Whereas heretofore the artificers of this realm of England (as well within the city of London as within other cities, towns, and boroughs of the same real) that is to wit, girdlers, cutlers, saddlers, glovers, point-makers, and such like handicraftsmen, have been in the said faculties greatly wrought, and greatly set on work, as well for the sustentation of themselves, their wives, and families, as for a good education of a great part of the youth of this realm in good art and laudible exercise:

Yet notwithstanding so now it is, that by reason of the abundance of foreign wares brought into this realm from the parts of beyond the seas, the said artificers are not only less occupied, and thereby utterly impoverished, the youth not trained in the said sciences and exercises, and thereby the said faculties and the exquisite knowledges thereof like in short time within this realm to decay; but also divers cities and towns within this realm of England much thereby impaired, the whole realm greatly endamaged and other countries greatly enriched.

For reformation whereof, be it enacted by our sovereign lady the Queen’s Highness, and by the Lords Spiritual and Temporal, and the Commons of this present parliament assembled and by the authority of the same, that no person or persons whatsoever, from or after the feast of the Nativity of St John Baptist now next ensuing, shall bring or cause to be brought into this realm of England from the parts of beyond the seas, any girdles, harness for girdles, rapiers, daggers, knives, hilts, pummels, lockets, chapes, dagger-blades, handles, scabbards, and sheaths for knives, saddles, horseharness, stirrups, bits, gloves, points, leather laces, or pins, being ready made or wrought in any parts of beyond the seas, to be sold, bartered, or exchanged within this realm of England or Wales; upon pain to forfeit all such wares so to be brought contrary to the true meaning of this act, in whose hands soever they or any of them shall be found, on the very value thereof.

Shall it be either this again, or from a universal war of machine-competition the survival of one titanic industrial nation with a monopoly of foreign trade and the might to force its surplus goods on other people’s markets? That nation would fall in time and not altogether from its own weight. It would, of course, abuse its power; but, moreover, it would be unable to collect its favourable trade-balances from all the rest of the world.

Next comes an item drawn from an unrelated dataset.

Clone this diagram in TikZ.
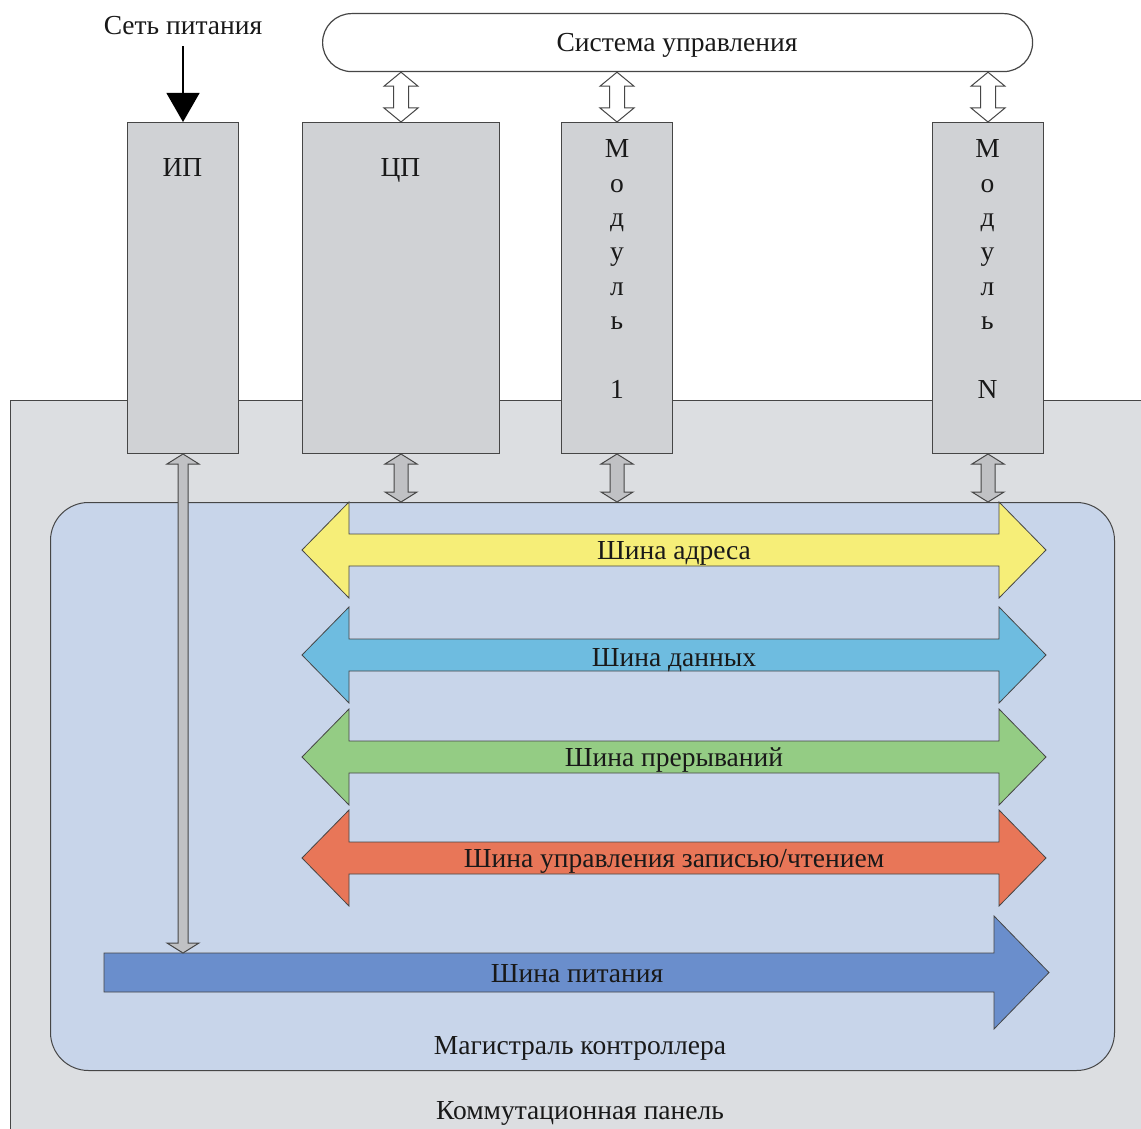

Logical extremes are fictions of thought. It is always another thing that happens. The one impossibility is for trade to wear in its present character. It has come to the end of its theory, witness the dread with which European statesmen, economists, and industrialists regard the payment of German reparations. How shall Germany pay? In goods. There is no other way. She cannot pay in gold. There is not that much gold in the whole world. The Allied creditors actually lend her a little gold in order that she may recover from her amazing act of bankruptcy and get back to the way of producing exportable wealth. But to whom shall she deliver her goods, or sell them? Great Britain does not want them. Her anxiety is how to keep her own factories going. They make the same goods. France does not wish them, nor Belgium, nor Italy, nor the United States, and all for the same reason. They have a potential surplus of industrial commodities from their own machines. Then shall Germany sell her goods in other markets and turn the money proceeds over to Great Britain, France, et al? But they themselves need those other markets on which to sell their own industrial products. German competition is not wanted there. Thus an impasse.

If, in desperation, the Allied creditors forgave Germany her reparation debt, or so much of it as she should be obliged to pay in competitive goods, that would be still worse. For Germany would then compete in those other markets on her own initiative and keep the profit. And all the time those other markets, in Asia, Africa, South America, tend to become less and less exploitable because they belong to people who have begun to found industries of their own and are in the way to be natively supplied with manufactures.

VII
DIM VISTAS NEW

It must occur to you that what the world requires to find is a new conception of commerce among nations—one that shall be free of the predatory impulse, above the exploiting motive, competitive in some nobler sense. It need not be magnanimous or unselfish—not yet; but only enlightened enough to comprehend the latter meaning of events.

For a superseding principle the perfect pattern is represented in nature, where you see dissimilar organisms existing together in a state of symbiosis, one sustaining the other, vitally interdependent, yet neither exploiting the other.

There is no accrual of advantage to one side, no gain, no favourable balance of trade. One gives exactly as much as it receives and two wants are equally satisfied, with nothing to boot either way.